# [THE INPUT]
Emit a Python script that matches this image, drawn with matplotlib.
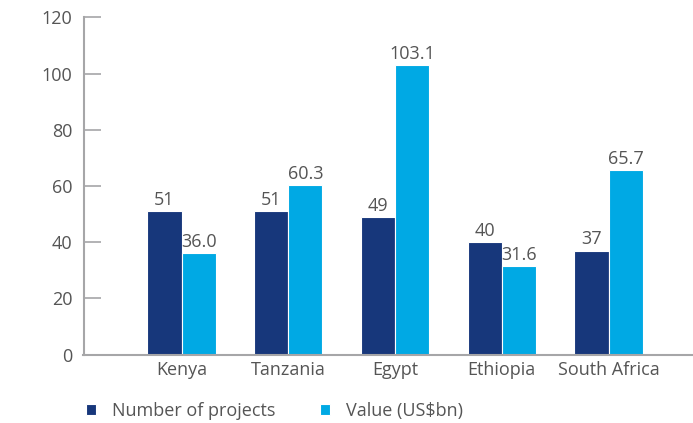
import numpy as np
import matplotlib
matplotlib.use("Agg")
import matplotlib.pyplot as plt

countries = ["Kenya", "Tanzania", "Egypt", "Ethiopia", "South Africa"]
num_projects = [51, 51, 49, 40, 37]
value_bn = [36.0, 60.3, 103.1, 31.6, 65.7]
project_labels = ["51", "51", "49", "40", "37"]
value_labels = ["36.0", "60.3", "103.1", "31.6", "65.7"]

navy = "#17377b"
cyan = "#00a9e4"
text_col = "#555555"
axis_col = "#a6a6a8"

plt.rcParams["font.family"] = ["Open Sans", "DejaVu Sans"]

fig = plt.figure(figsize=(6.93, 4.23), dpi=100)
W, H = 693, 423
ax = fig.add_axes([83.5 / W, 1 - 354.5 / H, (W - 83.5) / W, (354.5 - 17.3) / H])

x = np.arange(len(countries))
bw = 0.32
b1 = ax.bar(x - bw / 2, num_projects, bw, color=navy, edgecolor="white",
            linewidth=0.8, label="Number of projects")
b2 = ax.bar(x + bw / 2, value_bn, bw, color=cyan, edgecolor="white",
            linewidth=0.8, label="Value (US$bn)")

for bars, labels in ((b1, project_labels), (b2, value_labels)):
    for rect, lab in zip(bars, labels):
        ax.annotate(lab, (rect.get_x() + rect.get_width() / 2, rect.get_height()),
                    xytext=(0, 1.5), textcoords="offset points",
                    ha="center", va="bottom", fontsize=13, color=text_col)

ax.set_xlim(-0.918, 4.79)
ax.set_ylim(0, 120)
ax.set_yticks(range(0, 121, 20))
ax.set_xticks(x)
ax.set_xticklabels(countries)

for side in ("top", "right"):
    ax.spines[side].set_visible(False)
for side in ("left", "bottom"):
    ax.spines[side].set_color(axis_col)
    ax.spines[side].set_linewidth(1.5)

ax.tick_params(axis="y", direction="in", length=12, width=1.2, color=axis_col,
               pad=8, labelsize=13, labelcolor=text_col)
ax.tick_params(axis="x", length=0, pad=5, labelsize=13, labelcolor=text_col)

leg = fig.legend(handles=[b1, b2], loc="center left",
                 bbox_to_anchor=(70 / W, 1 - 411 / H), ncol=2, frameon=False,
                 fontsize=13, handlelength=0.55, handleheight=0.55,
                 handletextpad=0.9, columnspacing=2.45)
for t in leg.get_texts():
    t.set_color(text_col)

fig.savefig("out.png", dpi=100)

* * *

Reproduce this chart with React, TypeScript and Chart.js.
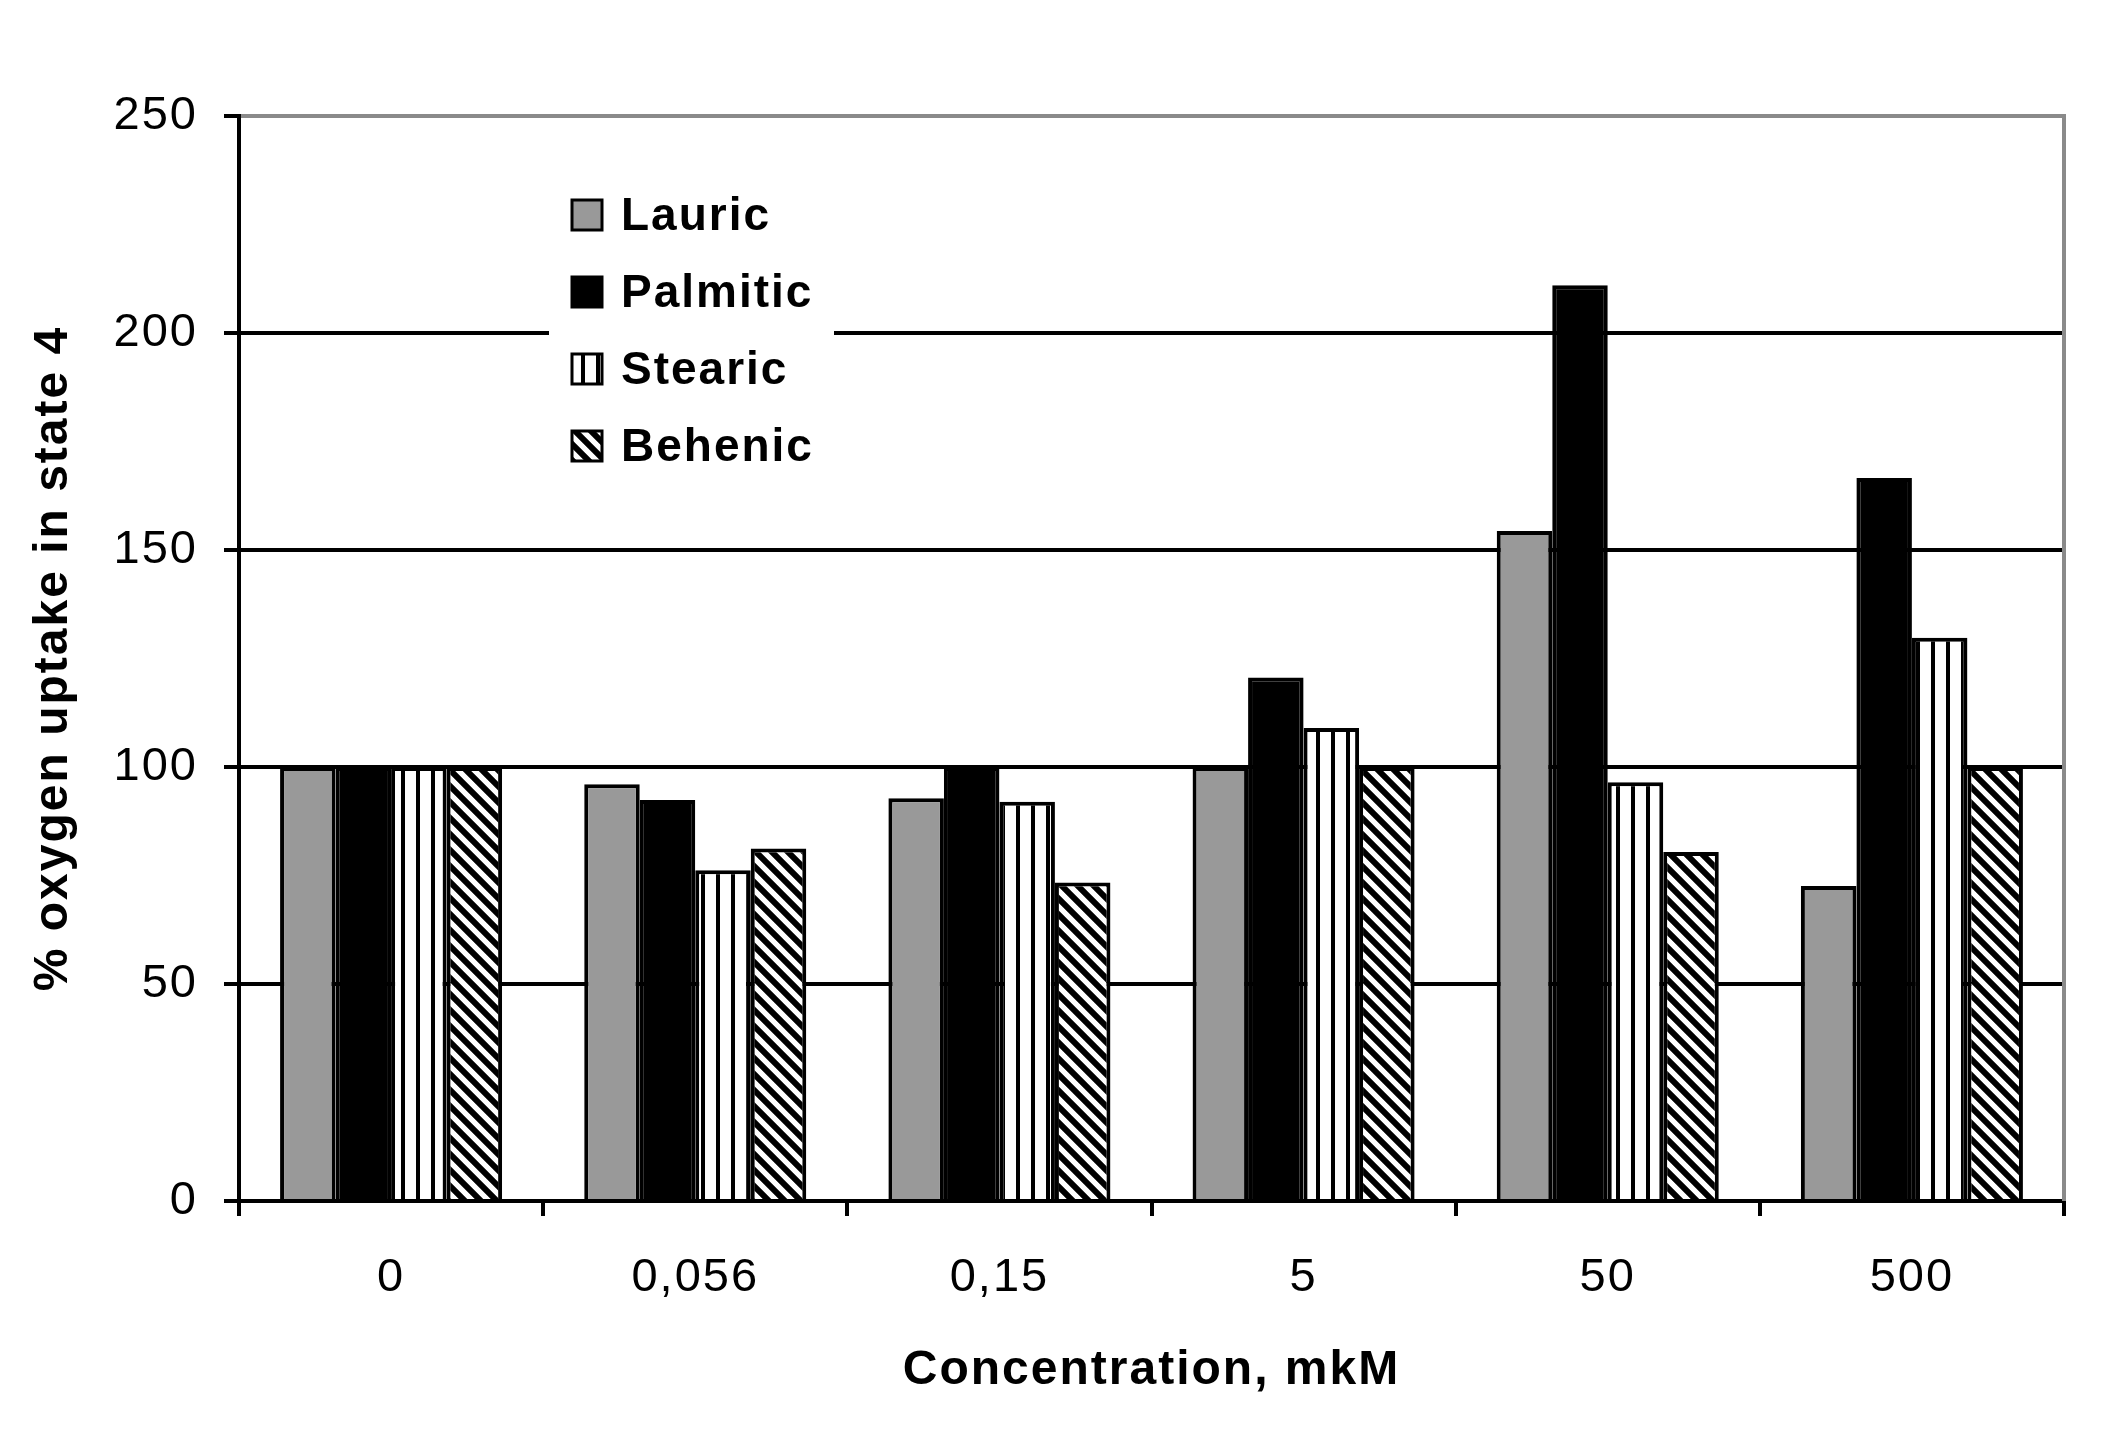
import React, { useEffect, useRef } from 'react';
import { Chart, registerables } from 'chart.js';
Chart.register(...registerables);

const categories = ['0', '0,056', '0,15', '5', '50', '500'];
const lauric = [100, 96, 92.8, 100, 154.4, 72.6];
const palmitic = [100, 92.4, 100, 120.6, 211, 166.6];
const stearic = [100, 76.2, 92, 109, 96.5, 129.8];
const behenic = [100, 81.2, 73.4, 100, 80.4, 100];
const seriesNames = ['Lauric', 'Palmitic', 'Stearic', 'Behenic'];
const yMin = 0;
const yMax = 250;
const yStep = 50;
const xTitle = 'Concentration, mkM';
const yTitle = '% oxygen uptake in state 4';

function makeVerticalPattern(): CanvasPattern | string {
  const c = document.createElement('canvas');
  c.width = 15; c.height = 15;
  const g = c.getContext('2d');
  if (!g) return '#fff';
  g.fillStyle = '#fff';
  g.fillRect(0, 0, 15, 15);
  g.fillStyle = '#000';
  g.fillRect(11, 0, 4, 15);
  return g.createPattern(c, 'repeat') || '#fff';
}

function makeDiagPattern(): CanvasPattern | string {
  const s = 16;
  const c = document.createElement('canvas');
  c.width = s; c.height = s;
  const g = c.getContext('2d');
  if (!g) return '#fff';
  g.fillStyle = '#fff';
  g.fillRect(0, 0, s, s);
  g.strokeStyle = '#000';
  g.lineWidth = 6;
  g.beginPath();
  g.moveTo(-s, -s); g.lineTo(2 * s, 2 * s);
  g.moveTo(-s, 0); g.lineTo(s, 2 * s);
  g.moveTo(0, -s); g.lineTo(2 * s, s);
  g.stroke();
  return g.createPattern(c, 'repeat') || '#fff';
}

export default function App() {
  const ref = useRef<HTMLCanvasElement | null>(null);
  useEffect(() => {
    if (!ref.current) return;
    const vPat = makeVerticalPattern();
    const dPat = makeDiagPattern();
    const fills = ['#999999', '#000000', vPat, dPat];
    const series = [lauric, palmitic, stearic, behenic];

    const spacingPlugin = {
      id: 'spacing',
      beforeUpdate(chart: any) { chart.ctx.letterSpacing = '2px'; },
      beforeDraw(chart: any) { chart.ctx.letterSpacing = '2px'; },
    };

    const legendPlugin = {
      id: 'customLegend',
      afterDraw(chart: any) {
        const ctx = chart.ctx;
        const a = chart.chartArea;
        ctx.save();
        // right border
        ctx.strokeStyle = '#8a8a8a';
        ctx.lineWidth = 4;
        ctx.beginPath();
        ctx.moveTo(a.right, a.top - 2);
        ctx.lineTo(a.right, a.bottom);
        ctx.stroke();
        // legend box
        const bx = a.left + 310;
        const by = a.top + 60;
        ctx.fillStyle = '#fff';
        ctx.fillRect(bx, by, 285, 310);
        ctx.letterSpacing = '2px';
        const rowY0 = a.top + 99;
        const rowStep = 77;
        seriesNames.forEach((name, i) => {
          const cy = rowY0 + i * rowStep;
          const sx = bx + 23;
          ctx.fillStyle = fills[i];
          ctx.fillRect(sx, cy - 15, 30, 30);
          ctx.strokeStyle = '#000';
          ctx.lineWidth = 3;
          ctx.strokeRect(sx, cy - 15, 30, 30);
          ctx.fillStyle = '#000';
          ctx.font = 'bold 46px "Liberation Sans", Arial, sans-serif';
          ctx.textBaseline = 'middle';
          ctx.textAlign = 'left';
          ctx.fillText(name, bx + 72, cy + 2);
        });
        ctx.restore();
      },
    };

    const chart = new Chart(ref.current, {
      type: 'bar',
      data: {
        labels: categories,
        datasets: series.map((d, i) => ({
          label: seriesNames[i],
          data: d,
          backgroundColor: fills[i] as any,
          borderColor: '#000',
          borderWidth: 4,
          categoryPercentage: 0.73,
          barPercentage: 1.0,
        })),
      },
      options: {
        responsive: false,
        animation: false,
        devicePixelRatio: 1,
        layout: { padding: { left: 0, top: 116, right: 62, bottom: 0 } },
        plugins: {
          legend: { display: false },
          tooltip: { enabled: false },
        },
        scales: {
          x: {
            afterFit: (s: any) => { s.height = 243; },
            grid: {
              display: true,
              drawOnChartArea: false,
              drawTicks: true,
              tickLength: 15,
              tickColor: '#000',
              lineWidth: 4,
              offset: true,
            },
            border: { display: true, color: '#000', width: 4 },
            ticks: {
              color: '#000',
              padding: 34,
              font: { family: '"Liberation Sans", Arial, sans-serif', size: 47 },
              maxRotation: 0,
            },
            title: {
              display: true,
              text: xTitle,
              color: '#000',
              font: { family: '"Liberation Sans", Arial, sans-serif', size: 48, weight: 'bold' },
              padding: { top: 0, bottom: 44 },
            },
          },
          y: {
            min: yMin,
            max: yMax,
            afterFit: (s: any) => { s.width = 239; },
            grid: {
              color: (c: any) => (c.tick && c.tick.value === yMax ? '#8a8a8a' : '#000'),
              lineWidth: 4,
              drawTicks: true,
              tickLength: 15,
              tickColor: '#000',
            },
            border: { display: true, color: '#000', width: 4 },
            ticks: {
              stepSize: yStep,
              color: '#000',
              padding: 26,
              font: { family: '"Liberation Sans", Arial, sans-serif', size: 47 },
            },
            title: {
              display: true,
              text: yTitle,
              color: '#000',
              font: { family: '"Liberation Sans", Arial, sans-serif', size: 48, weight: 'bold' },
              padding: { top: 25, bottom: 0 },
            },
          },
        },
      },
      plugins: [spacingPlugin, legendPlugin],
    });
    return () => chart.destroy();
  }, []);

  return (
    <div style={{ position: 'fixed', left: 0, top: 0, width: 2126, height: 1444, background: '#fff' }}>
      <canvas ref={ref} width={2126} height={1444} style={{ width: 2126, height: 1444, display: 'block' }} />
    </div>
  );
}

# [WHAT THE EXERCISE ASKS]
Above are the records; copy every line in them that holds the word "this".

# [FULL SOLUTION]
Emit a Python script that matches this image, drawn with matplotlib.
Reproduce this chart with React, TypeScript and Chart.js.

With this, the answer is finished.